Sie sind eine der sieben Plagen - in der Bibel und laut Franz Müntefering auch im Kapitalismus: Heuschrecken! Eiskalt, unkontrollierbar und ohne jede Rücksicht fallen sie heute in Gestalt von Investmentfonds über wehrlose Unternehmen her, setzen die Politik unter Druck und die Menschen auf die Straße. Die These fällt auf fruchtbaren Boden: Fast 80 Prozent der Deutschen begrüßen die Kapitalismusdebatte.

So schrill die Worte und Warnungen klingen, sie treffen nicht nur auf breite Zustimmung sondern einen Nerv: Der Kapitalismus entwickelt sich in seinem zweihundertjährigen Siegeszug zur Gefahr - und zwar für sich selbst.

So steht der Kapitalismus nicht zum ersten Mal vor einer Metamorphose. Viele seiner Kritiker hat er überlebt und ist meist gestärkt aus den Krisen hervorgegangen - angefangen vom Frühkapitalismus, der in der Einführung von Sozialgesetzen und Arbeitnehmerrechten schließlich in der Industriegesellschaft mündete, die wiederum durch die Globalisierung und die Informationsgesellschaft in eine neue Stufe überging.

Der "alte" Kapitalismus geht. Wie der "neue" aussieht, hängt davon ab, wie gut es gelingt, das "Gute" an ihm zu retten:

1. Auswüchse eindämmen: Immerhin 18 Prozent der deutschen Arbeitnehmer rechnen auch ihren Arbeitgeber zu den Heuschreckenkapitalisten. Maßlosigkeit und Narzissmus haben zusammen mit einigen spektakulären Skandalen das Ansehen der Wirtschaftsführer und das Vertrauen der Menschen in ökonomische Prozesse nachhaltig geschädigt.

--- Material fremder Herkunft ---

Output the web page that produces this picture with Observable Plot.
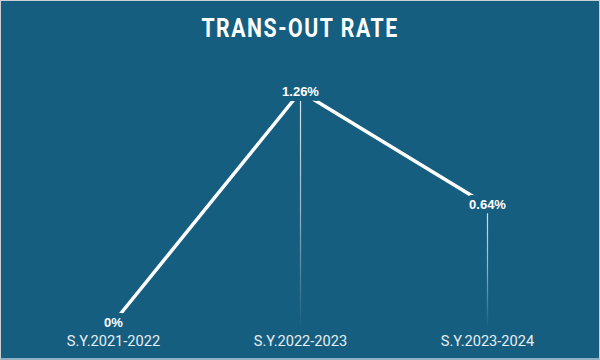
<!DOCTYPE html>
<html>
<head>
<meta charset="utf-8">
<script src="https://cdn.jsdelivr.net/npm/d3@7"></script>
<script src="https://cdn.jsdelivr.net/npm/@observablehq/plot@0.6"></script>
<style>
  html, body { margin: 0; padding: 0; }
  body { width: 600px; height: 360px; overflow: hidden; }
  #wrap { box-sizing: border-box; width: 600px; height: 360px; background: #165e80; border: 1px solid #c9d1d6; border-bottom: 2px solid #8fb0c2; }
  #title { height: 55px; line-height: 56px; text-align: center; }
  #title span { display: inline-block; color: #ffffff; font-family: "Roboto", sans-serif; font-weight: bold; font-size: 25px; letter-spacing: 1.8px; transform: scaleX(0.85); }
</style>
</head>
<body>
<div id="wrap">
  <div id="title"><span>TRANS-OUT RATE</span></div>
  <div id="chart"></div>
</div>
<script>
const years = ["S.Y.2021-2022", "S.Y.2022-2023", "S.Y.2023-2024"];
const rates = [0, 1.26, 0.64];
const rateLabels = ["0%", "1.26%", "0.64%"];

const bg = "#165e80";
const data = years.map((y, i) => ({year: y, rate: rates[i], label: rateLabels[i]}));

const plot = Plot.plot({
  width: 598,
  height: 302,
  marginLeft: 111,
  marginRight: 112,
  marginTop: 35,
  marginBottom: 36,
  style: {background: "transparent", color: "#e6eef3", fontFamily: "Roboto, sans-serif", fontSize: "14.6px"},
  x: {type: "point", domain: years, padding: 0, label: null, tickSize: 0, tickPadding: 13},
  y: {domain: [0, 1.26], axis: null},
  marks: [
    Plot.line(data, {x: "year", y: "rate", stroke: "white", strokeWidth: 3.5}),
    Plot.ruleX(data, {x: "year", y1: 0, y2: "rate", stroke: "white", strokeWidth: 1.2, className: "drop"}),
    Plot.text(data, {x: "year", y: "rate", text: "label", fill: "white", stroke: bg, strokeWidth: 10, fontSize: 13, fontWeight: "bold", fontFamily: "Liberation Sans, Arial, sans-serif", lineAnchor: "middle"})
  ]
});
document.getElementById("chart").appendChild(plot);

// fading gradient on the drop lines, computed from each drawn rule
const svg = d3.select(plot);
const defs = svg.insert("defs", ":first-child");
svg.selectAll("g.drop line").each(function(d, i) {
  const ln = d3.select(this);
  const ya = +ln.attr("y1"), yb = +ln.attr("y2");
  const top = Math.min(ya, yb), bot = Math.max(ya, yb);
  const id = "fade" + i;
  const g = defs.append("linearGradient").attr("id", id).attr("gradientUnits", "userSpaceOnUse")
    .attr("x1", 0).attr("x2", 0).attr("y1", top).attr("y2", bot + 6);
  g.append("stop").attr("offset", "0").attr("stop-color", "white").attr("stop-opacity", 0.85);
  g.append("stop").attr("offset", "0.5").attr("stop-color", "white").attr("stop-opacity", 0.55);
  g.append("stop").attr("offset", "1").attr("stop-color", "white").attr("stop-opacity", 0);
  ln.attr("stroke", `url(#${id})`);
  ln.attr("y1", top).attr("y2", bot + 6);
});
svg.selectAll("g.drop").attr("stroke", null);
</script>
</body>
</html>
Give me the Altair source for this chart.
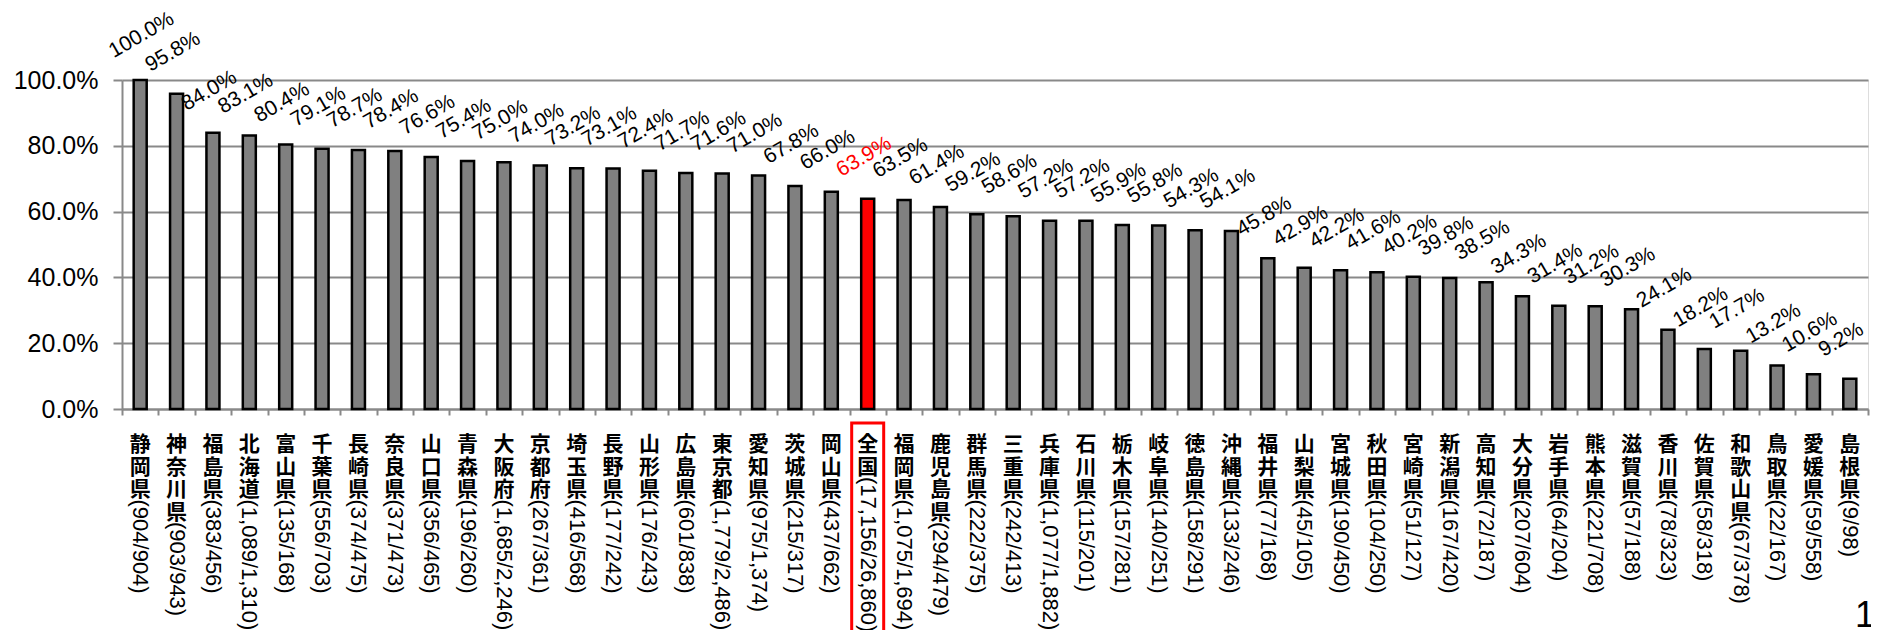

Auf allen Ebenen muss daher gegengesteuert werden: Angefangen mit der ethischen Ausbildung für die zukünftigen Manager über aktivere Aufsichtsräte, solidere Corporate Governance bis zu einer gestärkten Rolle supranationaler Organisation wie UNO, Weltbank und WTO: "Ein Unternehmen ist nur dann langfristig erfolgreich, wenn es seine Rolle als verantwortungsbewusstes Mitglied der Gesellschaft ernst nimmt", so formulierte es vor Kurzem Wienerbergers Vorstandschef Wolfgang Reithofer.

Der "freie Markt" ist das Gegenteil von "freier Wildbahn" und setzt damit Regeln voraus, die Korruption, Umweltverschmutzung und menschenverachtenden Arbeitsbedingungen Einhalt gebieten.

2. Vorteile bewusst machen: Eine erfolgreiche Gesellschaft braucht erfolgreiche Unternehmen - und diese brauchen (Risiko-)Kapital, gerade wenn sie innovativ sein wollen. Das gilt auch für die viel gescholtenen, mächtigen Private-Equity-Fonds: Sie kontrollieren allein in Deutschland Unternehmen mit einem Wert von 20,3 Milliarden Euro, und sichern dadurch 640.000 Jobs.

Auch neue Arbeitsplätze kamen hinzu: Zum Beispiel mehr als 3000 beim Geldautomaten-Hersteller Wincor-Nixdorf. Auch die Kleinanleger profitierten vom Börsengang mit einem Kursplus von mehr als 50 Prozent. Für viele Neuunternehmer sind MBO-Fonds unverzichtbar. Zum Beispiel beim Nudelproduzenten Birkel, dessen erfolgreicher Fortbestand dadurch gesichert wurde.

3. Ängste abbauen: Dass der Pay-TV-Anbieter Premiere wohl ohne den britischen Permira-Fonds nicht mehr existieren würde, es kein Amazon, kein Google, kein Betapharm gäbe, baut noch keine Ängste ab. Wo die Sorge angesichts der Globalisierung am größten ist, hilft ein Blick in die Gesamtbilanz und vor allem das nah Erlebte: So ist Deutschland Exportweltmeister, und Österreichs Wohlstand wird von der Globalisierung vor allem gegen Osten genährt. Wichtig wäre, dass die vielen Vorzeigeunternehmer wie Norbert Zimmermann, Willi Dörflinger oder Hans Peter Haselsteiner die Gründe und Folgen unternehmerischer Entscheidungen deutlich machen, um pauschale Ängste abzubauen. Provokante Sprache mit Anleihen aus einem dunklen historischen Kapitel hilft uns nicht bei diesem Unterfangen. Damit erst gar keine Plage auf uns zukommt, müssen wir dafür sorgen, dass sich der Wind in der Diskussion dreht.